A Young Scientist at Dartmouth College
In the early 1950s, the concept of artificial intelligence was limited to high-level mathematical problems known by various names, such as Cybernetics, Automata Theory, and Complex Information Processing. These diverse conceptual orientations highlighted the field’s complexity.
At that time, a 28-year-old assistant professor of mathematics at Dartmouth College, McCarthy, decided to form a group to bring together ideas about thinking machines. He named this new scientific field Artificial Intelligence. He envisioned organizing a workshop to discuss AI with leading scientists in the field.
Although the idea sounded highly visionary at the time, the notion that thinking machines could one day exist was indeed anticipated, but practical implementation seemed centuries away. McCarthy faced some funding challenges for the workshop from the Rockefeller Foundation. However, the term Artificial Intelligence in the project proposal alone gained significant credibility for the workshop.
Initially expected to last two months with 11 participants, the workshop began in the summer of 1956 and lasted six weeks, with 47 scientists joining, including visitors and new speakers. In the top floor of Dartmouth College’s mathematics department, topics that are now well-known but were then only familiar to a group of visionary scientists were discussed: Natural Language Processing, Neural Networks, Computational Theory, Abstraction, and Creativity!
Thus, artificial intelligence entered the literature and, in a sense, our lives through this conference, with the young McCarthy naming a technology that could fundamentally change societies.
The Invention of the Server and the Foundations of Cloud Computing
By the late 1950s, McCarthy was not limited to AI. He began developing a programming language called Lisp, publishing his work in a 1960 paper. He proved that a programming language with Turing completeness could be created using a few simple operators and notation for anonymous functions borrowed from another mathematician, Alonzo Church. After 1960, Lisp became the preferred programming language for AI applications.
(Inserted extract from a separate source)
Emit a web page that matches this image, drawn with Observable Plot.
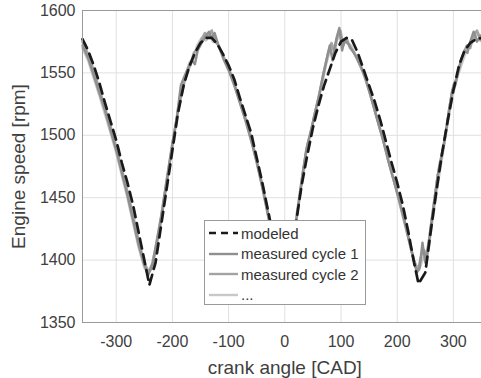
<!DOCTYPE html>
<html>
<head>
<meta charset="utf-8">
<script src="https://cdn.jsdelivr.net/npm/d3@7"></script>
<script src="https://cdn.jsdelivr.net/npm/@observablehq/plot@0.6"></script>
<style>
  html, body { margin: 0; padding: 0; background: #fff; overflow: hidden; }
  #wrap { position: relative; width: 481px; height: 378px; overflow: hidden; }
  #wrap > svg { max-width: none !important; width: 490px !important; height: 378px !important; }
  #wrap svg [aria-label="x-axis label"] text,
  #wrap svg [aria-label="y-axis label"] text { font-size: 19px; }
  #legend {
    position: absolute; left: 204px; top: 220px; width: 160px; height: 83px;
    background: #fff; border: 1px solid #9a9a9a;
    font-family: "Liberation Sans", Arial, sans-serif; font-size: 15px; color: #333;
  }
  .row { position: absolute; left: 0; height: 20px; display: flex; align-items: center; }
  .row svg { margin-left: 4px; margin-right: 3px; }
</style>
</head>
<body>
<div id="wrap"></div>
<script>
// crank angle [CAD], engine speed [rpm]
const modeled = [
  [-360,1577],[-350,1568],[-340,1556],[-330,1542],[-320,1526],[-310,1511],[-300,1496],[-290,1478],
  [-280,1462],[-270,1444],[-260,1422],[-250,1400],[-241,1380],[-230,1398],[-220,1428],[-210,1458],
  [-200,1488],[-190,1518],[-180,1540],[-170,1555],[-160,1566],[-150,1574],[-140,1578],[-130,1578],
  [-120,1573],[-110,1565],[-100,1556],[-90,1545],[-80,1530],[-70,1516],[-60,1502],[-50,1482],
  [-40,1462],[-30,1440],[-20,1418],[-10,1396],[0,1380],[10,1400],[20,1430],[30,1460],[40,1484],
  [50,1506],[60,1524],[70,1540],[80,1553],[90,1566],[100,1575],[110,1578],[120,1576],[130,1566],
  [140,1553],[150,1540],[160,1527],[170,1512],[180,1495],[190,1478],[200,1462],[210,1444],
  [220,1422],[230,1398],[238,1381],[250,1390],[260,1424],[270,1456],[280,1486],[290,1512],
  [300,1536],[310,1556],[320,1568],[330,1574],[340,1577],[350,1578],[360,1577]
];
const measuredCycle1 = [
  [-360,1572],[-350,1562],[-340,1548],[-330,1534],[-320,1520],[-310,1504],[-300,1488],[-290,1470],
  [-280,1452],[-270,1432],[-260,1412],[-250,1396],[-243,1388],[-235,1398],[-228,1415],[-220,1435],
  [-210,1465],[-200,1494],[-192,1515],[-185,1540],[-178,1548],[-170,1556],[-165,1560],[-160,1557],
  [-155,1568],[-148,1574],[-140,1580],[-135,1583],[-130,1578],[-125,1582],[-118,1572],[-110,1562],
  [-100,1552],[-90,1540],[-80,1526],[-70,1512],[-60,1496],[-50,1478],[-40,1458],[-30,1436],
  [-20,1414],[-10,1394],[0,1386],[8,1396],[15,1415],[22,1436],[30,1462],[38,1488],[45,1500],
  [52,1515],[60,1530],[68,1548],[75,1562],[80,1572],[85,1560],[92,1578],[97,1586],[102,1568],
  [106,1576],[112,1574],[120,1568],[128,1562],[135,1556],[145,1544],[155,1528],[165,1512],
  [175,1496],[185,1478],[195,1462],[205,1446],[215,1428],[225,1408],[235,1390],[240,1394],
  [245,1414],[250,1398],[258,1420],[265,1444],[272,1468],[280,1485],[285,1498],[292,1520],
  [298,1536],[303,1540],[308,1550],[315,1562],[320,1568],[325,1566],[330,1575],[336,1583],
  [342,1575],[348,1580],[355,1574],[360,1572]
];
const measuredCycle2 = [
  [-360,1575],[-350,1565],[-340,1552],[-330,1537],[-320,1522],[-310,1507],[-300,1490],[-290,1473],
  [-280,1455],[-270,1436],[-260,1415],[-250,1398],[-242,1390],[-236,1394],[-228,1412],[-220,1432],
  [-210,1462],[-200,1492],[-190,1520],[-182,1536],[-175,1550],[-168,1556],[-162,1566],[-155,1570],
  [-148,1577],[-142,1582],[-136,1579],[-130,1584],[-124,1576],[-116,1570],[-108,1562],[-100,1554],
  [-90,1542],[-80,1528],[-70,1514],[-60,1498],[-50,1480],[-40,1460],[-30,1438],[-20,1416],
  [-10,1398],[0,1388],[8,1398],[16,1420],[24,1444],[32,1470],[40,1492],[48,1506],[55,1520],
  [62,1534],[70,1552],[77,1566],[83,1574],[88,1566],[94,1580],[99,1584],[104,1572],[110,1578],
  [116,1570],[124,1566],[132,1558],[140,1550],[150,1536],[160,1520],[170,1504],[180,1488],
  [190,1470],[200,1454],[210,1436],[220,1418],[230,1400],[237,1392],[243,1404],[248,1408],
  [253,1402],[260,1428],[268,1454],[275,1476],[282,1490],[288,1506],[295,1528],[300,1540],
  [306,1546],[312,1558],[318,1566],[324,1572],[330,1570],[336,1580],[342,1584],[348,1576],
  [354,1580],[360,1575]
];
const measuredCycle3 = [
  [-360,1570],[-350,1560],[-340,1546],[-330,1532],[-320,1517],[-310,1502],[-300,1486],[-290,1468],
  [-280,1450],[-270,1430],[-260,1410],[-250,1394],[-244,1390],[-237,1396],[-230,1410],[-222,1430],
  [-212,1458],[-202,1486],[-194,1508],[-186,1530],[-178,1545],[-170,1558],[-162,1562],[-156,1572],
  [-148,1578],[-140,1576],[-134,1581],[-128,1575],[-120,1574],[-112,1566],[-104,1558],[-95,1548],
  [-85,1534],[-75,1520],[-65,1504],[-55,1488],[-45,1470],[-35,1448],[-25,1426],[-15,1406],
  [-5,1392],[2,1390],[10,1404],[18,1426],[26,1452],[34,1476],[42,1496],[50,1510],[58,1526],
  [66,1540],[73,1556],[80,1568],[86,1570],[92,1576],[98,1580],[104,1576],[110,1574],[118,1572],
  [126,1564],[134,1556],[144,1544],[154,1530],[164,1514],[174,1498],[184,1480],[194,1464],
  [204,1446],[214,1428],[224,1410],[233,1394],[239,1392],[246,1402],[252,1398],[258,1416],
  [266,1442],[274,1466],[282,1488],[290,1510],[296,1526],[302,1538],[308,1548],[314,1556],
  [320,1564],[326,1570],[332,1574],[338,1578],[344,1582],[350,1576],[356,1580],[360,1574]
];
const xTicks = [-300, -200, -100, 0, 100, 200, 300];
const yTicks = [1350, 1400, 1450, 1500, 1550, 1600];
const legendLabels = ["modeled", "measured cycle 1", "measured cycle 2", "..."];

const colModel = "#1a1a1a", col1 = "#8f8f8f", col2 = "#a3a3a3", col3 = "#c8c8c8";

const chart = Plot.plot({
  width: 490, height: 378,
  marginLeft: 82, marginRight: 3.4, marginTop: 10, marginBottom: 56,
  x: { domain: [-360, 360] },
  y: { domain: [1350, 1600] },
  style: { fontFamily: "'Liberation Sans', Arial, sans-serif", color: "#404040", background: "#fff" },
  marks: [
    Plot.gridX(xTicks, { stroke: "#e0e0e0", strokeOpacity: 1 }),
    Plot.gridY(yTicks, { stroke: "#e0e0e0", strokeOpacity: 1 }),
    Plot.line(measuredCycle3, { x: d => d[0], y: d => d[1], stroke: col3, strokeWidth: 2.5 }),
    Plot.line(measuredCycle2, { x: d => d[0], y: d => d[1], stroke: col2, strokeWidth: 2.5 }),
    Plot.line(measuredCycle1, { x: d => d[0], y: d => d[1], stroke: col1, strokeWidth: 2.4 }),
    Plot.line(modeled, { x: d => d[0], y: d => d[1], stroke: colModel, strokeWidth: 2.7, strokeDasharray: "10,6" }),
    Plot.frame({ stroke: "#9a9a9a" }),
    Plot.axisX(xTicks, { tickSize: 0, tickPadding: 13, fontSize: 16, tickFormat: d => String(d),
      label: "crank angle [CAD]", labelAnchor: "center", labelArrow: "none", labelOffset: 51 }),
    Plot.axisY(yTicks, { tickSize: 0, tickPadding: 7, fontSize: 16, tickFormat: d => String(d),
      label: "Engine speed [rpm]", labelAnchor: "center", labelArrow: "none", labelOffset: 71 })
  ]
});
const wrap = document.getElementById("wrap");
wrap.appendChild(chart);

// legend overlay
const legend = document.createElement("div");
legend.id = "legend";
const styles = [
  { stroke: colModel, dash: "7,5", w: 2.6 },
  { stroke: col1, dash: null, w: 2.4 },
  { stroke: col2, dash: null, w: 2.4 },
  { stroke: col3, dash: null, w: 2.4 }
];
legendLabels.forEach((lab, i) => {
  const row = document.createElement("div");
  row.className = "row";
  row.style.top = (2 + i * 20.5) + "px";
  const s = styles[i];
  row.innerHTML = `<svg width="29" height="10"><line x1="0" x2="29" y1="5" y2="5" stroke="${s.stroke}" stroke-width="${s.w}" ${s.dash ? `stroke-dasharray="${s.dash}"` : ""}/></svg><span>${lab}</span>`;
  legend.appendChild(row);
});
wrap.appendChild(legend);
</script>
</body>
</html>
McCarthy did not stop there. By 1961, he proposed the idea of public computing during a speech at MIT. He argued that a computing resource could be shared among many tasks or users through time-sharing technology. This concept was later recognized by leaders in the field as the foundation of today’s servers, the internet, and even cloud computing.
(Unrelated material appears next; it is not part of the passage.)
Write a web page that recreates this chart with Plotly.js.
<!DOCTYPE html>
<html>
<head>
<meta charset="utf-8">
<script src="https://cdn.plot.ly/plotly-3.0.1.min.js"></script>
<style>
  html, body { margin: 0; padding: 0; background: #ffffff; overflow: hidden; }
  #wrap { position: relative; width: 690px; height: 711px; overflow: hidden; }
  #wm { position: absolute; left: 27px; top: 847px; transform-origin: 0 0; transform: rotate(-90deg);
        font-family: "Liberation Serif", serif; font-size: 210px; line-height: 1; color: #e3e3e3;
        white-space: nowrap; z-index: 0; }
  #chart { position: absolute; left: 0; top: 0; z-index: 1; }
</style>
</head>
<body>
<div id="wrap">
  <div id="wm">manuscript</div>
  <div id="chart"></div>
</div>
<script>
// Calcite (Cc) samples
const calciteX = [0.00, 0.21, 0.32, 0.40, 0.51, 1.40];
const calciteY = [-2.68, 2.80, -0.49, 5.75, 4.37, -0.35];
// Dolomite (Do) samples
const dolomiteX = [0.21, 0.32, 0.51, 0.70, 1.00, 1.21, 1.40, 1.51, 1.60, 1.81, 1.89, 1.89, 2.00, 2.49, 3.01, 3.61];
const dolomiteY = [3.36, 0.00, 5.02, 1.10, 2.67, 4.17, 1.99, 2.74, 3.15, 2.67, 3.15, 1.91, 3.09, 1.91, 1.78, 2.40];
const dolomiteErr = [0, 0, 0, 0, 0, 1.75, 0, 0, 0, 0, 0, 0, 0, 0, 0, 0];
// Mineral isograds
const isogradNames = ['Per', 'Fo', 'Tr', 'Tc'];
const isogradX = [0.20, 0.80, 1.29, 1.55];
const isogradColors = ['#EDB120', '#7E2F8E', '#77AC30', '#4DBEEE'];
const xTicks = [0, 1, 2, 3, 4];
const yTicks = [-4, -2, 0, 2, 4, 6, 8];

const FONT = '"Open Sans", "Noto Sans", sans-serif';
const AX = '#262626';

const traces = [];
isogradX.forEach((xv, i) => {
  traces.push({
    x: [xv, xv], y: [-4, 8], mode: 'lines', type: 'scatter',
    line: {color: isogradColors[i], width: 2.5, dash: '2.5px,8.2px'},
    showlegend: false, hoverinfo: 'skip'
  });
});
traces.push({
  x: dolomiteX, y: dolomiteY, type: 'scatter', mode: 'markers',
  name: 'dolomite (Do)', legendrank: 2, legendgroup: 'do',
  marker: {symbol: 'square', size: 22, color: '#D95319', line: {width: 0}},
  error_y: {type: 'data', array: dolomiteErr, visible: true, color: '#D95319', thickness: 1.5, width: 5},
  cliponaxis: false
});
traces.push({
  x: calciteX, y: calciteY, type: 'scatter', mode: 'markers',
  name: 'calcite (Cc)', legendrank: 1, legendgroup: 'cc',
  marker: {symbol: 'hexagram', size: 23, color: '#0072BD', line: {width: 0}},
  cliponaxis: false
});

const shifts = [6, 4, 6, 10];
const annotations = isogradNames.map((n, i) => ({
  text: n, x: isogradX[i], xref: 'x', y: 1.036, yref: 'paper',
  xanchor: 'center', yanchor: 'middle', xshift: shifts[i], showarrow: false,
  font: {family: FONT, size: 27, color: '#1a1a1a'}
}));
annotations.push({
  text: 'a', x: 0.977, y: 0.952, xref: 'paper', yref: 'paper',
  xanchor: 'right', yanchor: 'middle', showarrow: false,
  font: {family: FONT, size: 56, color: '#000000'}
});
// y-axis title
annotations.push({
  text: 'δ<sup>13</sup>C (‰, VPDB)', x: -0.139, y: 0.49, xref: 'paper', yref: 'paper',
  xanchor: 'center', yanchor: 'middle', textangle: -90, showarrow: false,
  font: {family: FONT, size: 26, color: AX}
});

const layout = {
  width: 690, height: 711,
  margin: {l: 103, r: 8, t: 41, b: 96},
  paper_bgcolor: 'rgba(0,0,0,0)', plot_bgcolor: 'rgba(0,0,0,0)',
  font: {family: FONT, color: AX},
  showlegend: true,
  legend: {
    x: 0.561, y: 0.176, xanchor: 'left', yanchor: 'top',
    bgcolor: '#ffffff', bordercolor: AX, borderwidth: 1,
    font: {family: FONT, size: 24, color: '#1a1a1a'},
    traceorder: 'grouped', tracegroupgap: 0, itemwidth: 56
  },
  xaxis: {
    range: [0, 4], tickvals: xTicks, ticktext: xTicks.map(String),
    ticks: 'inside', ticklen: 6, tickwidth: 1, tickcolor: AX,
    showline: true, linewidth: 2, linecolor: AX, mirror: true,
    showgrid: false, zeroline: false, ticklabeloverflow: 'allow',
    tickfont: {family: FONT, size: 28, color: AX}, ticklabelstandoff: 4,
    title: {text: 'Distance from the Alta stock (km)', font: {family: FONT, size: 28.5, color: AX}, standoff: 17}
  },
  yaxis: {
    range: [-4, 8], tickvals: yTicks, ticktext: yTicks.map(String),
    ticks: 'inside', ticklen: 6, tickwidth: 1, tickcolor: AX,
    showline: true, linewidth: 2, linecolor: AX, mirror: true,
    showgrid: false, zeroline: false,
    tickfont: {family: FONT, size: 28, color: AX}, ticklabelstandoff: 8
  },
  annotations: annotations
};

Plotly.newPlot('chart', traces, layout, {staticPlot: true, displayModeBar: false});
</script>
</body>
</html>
According to Elaine Woo, although we continue to find different names for time-sharing, server, or cloud computing, this was ultimately a revolution initiated by John. Without it, the internet might not have emerged so quickly.
A Technological Inventor
In 1966, McCarthy and a team from Stanford University collaborated with their Soviet counterparts to develop a series of chess robots. McCarthy’s team lost two games and tied in two others. Known as the Kotok-McCarthy program, this was the first computer program to play chess convincingly.
By the 1970s, McCarthy began working on the Circumscription Method of Non-Monotonic Reasoning, continuing these studies until 1986. In 1979, he published a paper discussing intriguing ideas for his time. In “Ascribing Mental Qualities to Machines,” he argued that people tend to evaluate machine behavior as intelligent and conscious and defended the necessity of this evaluation. However, he also argued that intelligence and consciousness are different, and even if we had intelligent machines, they would not possess consciousness.
John McCarthy spent his final years as an emeritus professor at Stanford University. He passed away on October 24, 2011, leaving behind a profound scientific legacy. He was honored with numerous awards, including the Turing Award in 1971, the Computer Pioneer Award in 1985, the IJCAI Award for Research and Excellence in the same year, the Kyoto Prize in 1988, the National Medal of Science in 1990, and the Benjamin Franklin Medal in 2003. In 2012, he was named one of Stanford’s Engineering Heroes.
John McCarthy’s life and work are remembered as a turning point that revolutionized the scientific world. The great genius who laid the foundations of artificial intelligence will be forever remembered for his contributions to the development of computer science. Known as the father of AI research, McCarthy continues to live on as a legend in the scientific community.